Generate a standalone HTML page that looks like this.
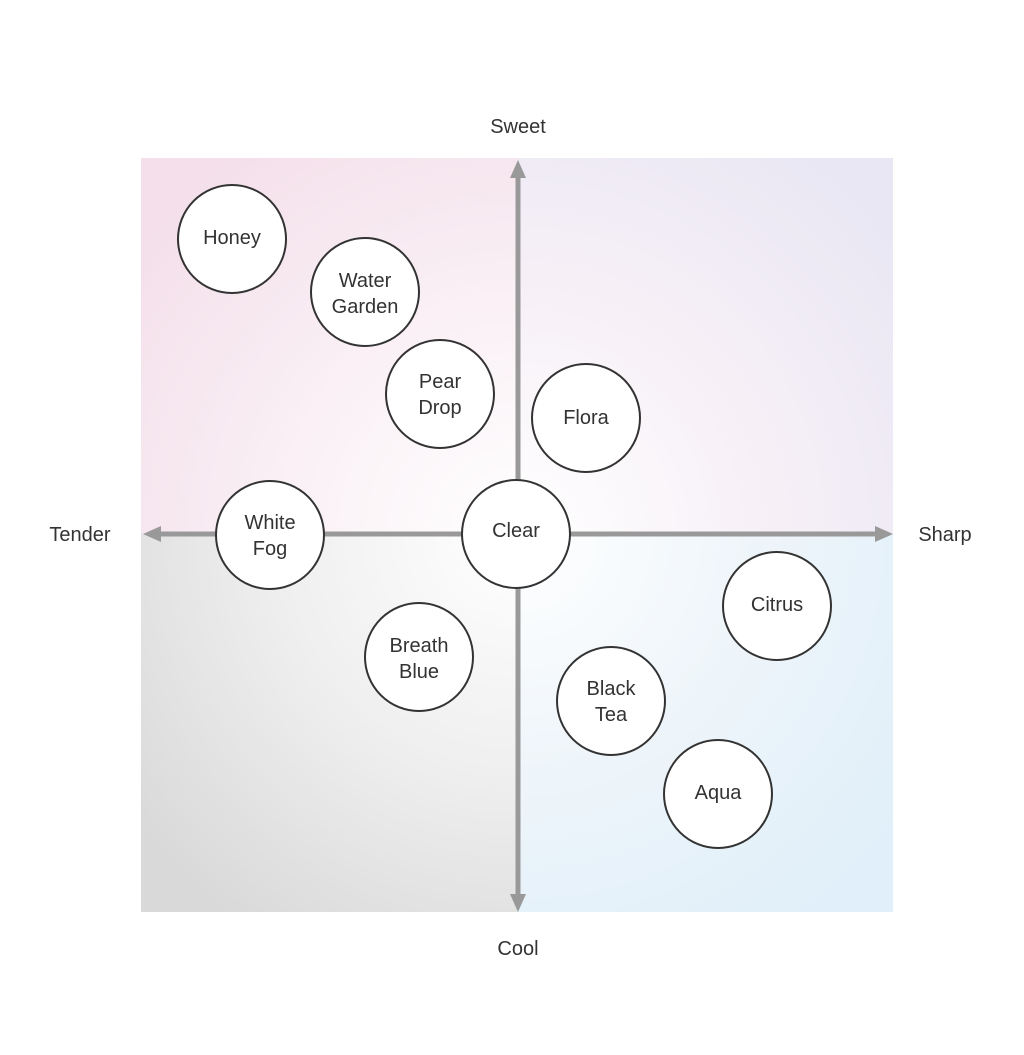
<!DOCTYPE html>
<html><head><meta charset="utf-8"><style>
body{margin:0;background:#fff;}
svg text{font-family:"Liberation Sans",Arial,sans-serif;fill:#333;}
</style></head><body>
<svg width="1024" height="1050" viewBox="0 0 1024 1050" xmlns="http://www.w3.org/2000/svg">
<defs>
<radialGradient id="tl" cx="518" cy="534" r="480" gradientUnits="userSpaceOnUse"><stop offset="0" stop-color="#ffffff"/><stop offset="0.55" stop-color="#f9eef4"/><stop offset="1" stop-color="#f4dfea"/></radialGradient>
<radialGradient id="tr" cx="518" cy="534" r="480" gradientUnits="userSpaceOnUse"><stop offset="0" stop-color="#ffffff"/><stop offset="0.55" stop-color="#f6eff6"/><stop offset="1" stop-color="#e9e7f4"/></radialGradient>
<radialGradient id="bl" cx="518" cy="534" r="480" gradientUnits="userSpaceOnUse"><stop offset="0" stop-color="#ffffff"/><stop offset="0.5" stop-color="#efefef"/><stop offset="1" stop-color="#d9d9d9"/></radialGradient>
<radialGradient id="br" cx="518" cy="534" r="480" gradientUnits="userSpaceOnUse"><stop offset="0" stop-color="#ffffff"/><stop offset="0.5" stop-color="#eef5fa"/><stop offset="1" stop-color="#e0eff9"/></radialGradient>
</defs>
<rect x="141" y="158" width="377" height="376" fill="url(#tl)"/>
<rect x="518" y="158" width="375" height="376" fill="url(#tr)"/>
<rect x="141" y="534" width="377" height="378" fill="url(#bl)"/>
<rect x="518" y="534" width="375" height="378" fill="url(#br)"/>
<g stroke="#999" stroke-width="5">
<line x1="518" y1="172" x2="518" y2="898"/>
<line x1="156" y1="534" x2="880" y2="534"/>
</g>
<g fill="#999">
<polygon points="518,160 510,178 526,178"/>
<polygon points="518,912 510,894 526,894"/>
<polygon points="143,534 161,526 161,542"/>
<polygon points="893,534 875,526 875,542"/>
</g>
<g fill="#fff" stroke="#333" stroke-width="2">
<circle cx="232" cy="239" r="54"/>
<circle cx="365" cy="292" r="54"/>
<circle cx="440" cy="394" r="54"/>
<circle cx="586" cy="418" r="54"/>
<circle cx="270" cy="535" r="54"/>
<circle cx="516" cy="534" r="54"/>
<circle cx="419" cy="657" r="54"/>
<circle cx="777" cy="606" r="54"/>
<circle cx="611" cy="701" r="54"/>
<circle cx="718" cy="794" r="54"/>
</g>
<g font-size="20" text-anchor="middle">
<text x="518" y="133">Sweet</text>
<text x="518" y="955">Cool</text>
<text x="80" y="541">Tender</text>
<text x="945" y="541">Sharp</text>
<text x="232" y="244">Honey</text>
<text x="365" y="287">Water</text><text x="365" y="313">Garden</text>
<text x="440" y="388">Pear</text><text x="440" y="414">Drop</text>
<text x="586" y="424">Flora</text>
<text x="270" y="529">White</text><text x="270" y="555">Fog</text>
<text x="516" y="537">Clear</text>
<text x="419" y="652">Breath</text><text x="419" y="678">Blue</text>
<text x="777" y="611">Citrus</text>
<text x="611" y="695">Black</text><text x="611" y="721">Tea</text>
<text x="718" y="799">Aqua</text>
</g>
</svg>
</body></html>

**WHAT TO WORK ON:** Set every line down exactly as written, leaving each picture out.

**RESPONSE:**
Generate a standalone HTML page that looks like this.
<!DOCTYPE html>
<html><head><meta charset="utf-8"><style>
body{margin:0;background:#fff;}
svg text{font-family:"Liberation Sans",Arial,sans-serif;fill:#333;}
</style></head><body>
<svg width="1024" height="1050" viewBox="0 0 1024 1050" xmlns="http://www.w3.org/2000/svg">
<defs>
<radialGradient id="tl" cx="518" cy="534" r="480" gradientUnits="userSpaceOnUse"><stop offset="0" stop-color="#ffffff"/><stop offset="0.55" stop-color="#f9eef4"/><stop offset="1" stop-color="#f4dfea"/></radialGradient>
<radialGradient id="tr" cx="518" cy="534" r="480" gradientUnits="userSpaceOnUse"><stop offset="0" stop-color="#ffffff"/><stop offset="0.55" stop-color="#f6eff6"/><stop offset="1" stop-color="#e9e7f4"/></radialGradient>
<radialGradient id="bl" cx="518" cy="534" r="480" gradientUnits="userSpaceOnUse"><stop offset="0" stop-color="#ffffff"/><stop offset="0.5" stop-color="#efefef"/><stop offset="1" stop-color="#d9d9d9"/></radialGradient>
<radialGradient id="br" cx="518" cy="534" r="480" gradientUnits="userSpaceOnUse"><stop offset="0" stop-color="#ffffff"/><stop offset="0.5" stop-color="#eef5fa"/><stop offset="1" stop-color="#e0eff9"/></radialGradient>
</defs>
<rect x="141" y="158" width="377" height="376" fill="url(#tl)"/>
<rect x="518" y="158" width="375" height="376" fill="url(#tr)"/>
<rect x="141" y="534" width="377" height="378" fill="url(#bl)"/>
<rect x="518" y="534" width="375" height="378" fill="url(#br)"/>
<g stroke="#999" stroke-width="5">
<line x1="518" y1="172" x2="518" y2="898"/>
<line x1="156" y1="534" x2="880" y2="534"/>
</g>
<g fill="#999">
<polygon points="518,160 510,178 526,178"/>
<polygon points="518,912 510,894 526,894"/>
<polygon points="143,534 161,526 161,542"/>
<polygon points="893,534 875,526 875,542"/>
</g>
<g fill="#fff" stroke="#333" stroke-width="2">
<circle cx="232" cy="239" r="54"/>
<circle cx="365" cy="292" r="54"/>
<circle cx="440" cy="394" r="54"/>
<circle cx="586" cy="418" r="54"/>
<circle cx="270" cy="535" r="54"/>
<circle cx="516" cy="534" r="54"/>
<circle cx="419" cy="657" r="54"/>
<circle cx="777" cy="606" r="54"/>
<circle cx="611" cy="701" r="54"/>
<circle cx="718" cy="794" r="54"/>
</g>
<g font-size="20" text-anchor="middle">
<text x="518" y="133">Sweet</text>
<text x="518" y="955">Cool</text>
<text x="80" y="541">Tender</text>
<text x="945" y="541">Sharp</text>
<text x="232" y="244">Honey</text>
<text x="365" y="287">Water</text><text x="365" y="313">Garden</text>
<text x="440" y="388">Pear</text><text x="440" y="414">Drop</text>
<text x="586" y="424">Flora</text>
<text x="270" y="529">White</text><text x="270" y="555">Fog</text>
<text x="516" y="537">Clear</text>
<text x="419" y="652">Breath</text><text x="419" y="678">Blue</text>
<text x="777" y="611">Citrus</text>
<text x="611" y="695">Black</text><text x="611" y="721">Tea</text>
<text x="718" y="799">Aqua</text>
</g>
</svg>
</body></html>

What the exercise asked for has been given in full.